・Ordinary income reaches record-high level.
・Operating income, ordinary income and net income exceed expectations.
・Office and residential property occupancy rates and unit prices of leases remain high.

Tokyo, May 22, 2018 - Mori Building, a leading urban landscape developer, announced on May 22 its financial results for the fiscal year that ended in March 2018, as follows:


  • Operating revenue fell due to a decline in property sales revenue, but operating income, ordinary income and net income all exceeded expectations.
  • Major factors behind Mori Building's strong annual performance included high occupancy rates and high unit prices in office and residential leasing, rises in hotel occupancy rates and unit prices due to the growing number of inbound tourists, the opening of the GINZA SIX complex and the continued popularity of the Roppongi Hills complex, which is celebrating its 15th anniversary this year.

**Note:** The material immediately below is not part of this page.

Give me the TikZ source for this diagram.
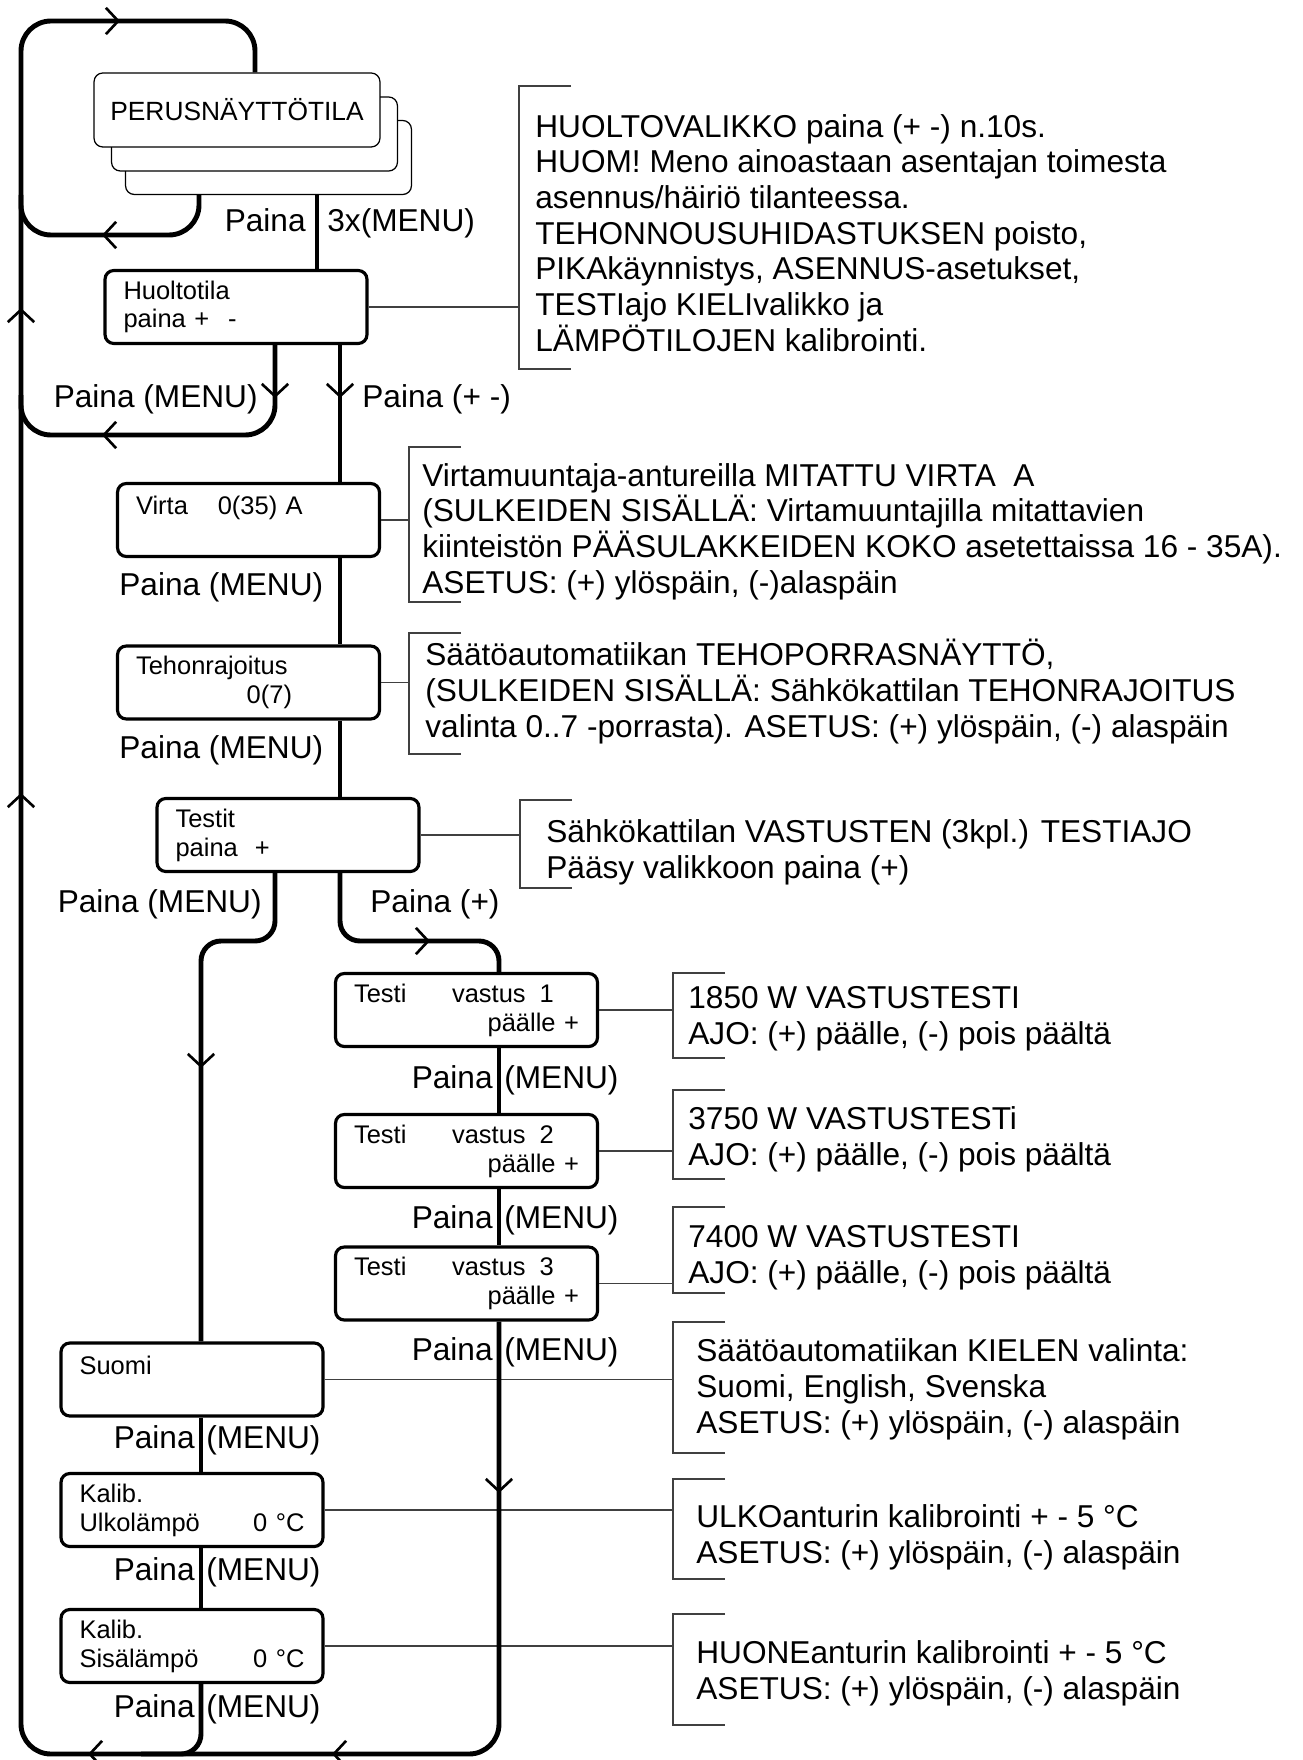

Mori Building also announced its consolidated forecasts for the current fiscal year ending in March 2019:


  • Leasing business is expected to benefit from high occupancy rates and high unit prices backed by a steady market.
  • Total revenue and profit are expected to decline due to decrease in residential properties scheduled to be sold and the temporary expense associated with the progress of redevelopment projects.

Consolidated results are based on information available on the day of the announcement, as analyzed by Mori Building. Forecasts are subject to inherent risks and uncertainty, so actual results may differ due to changes in various factors.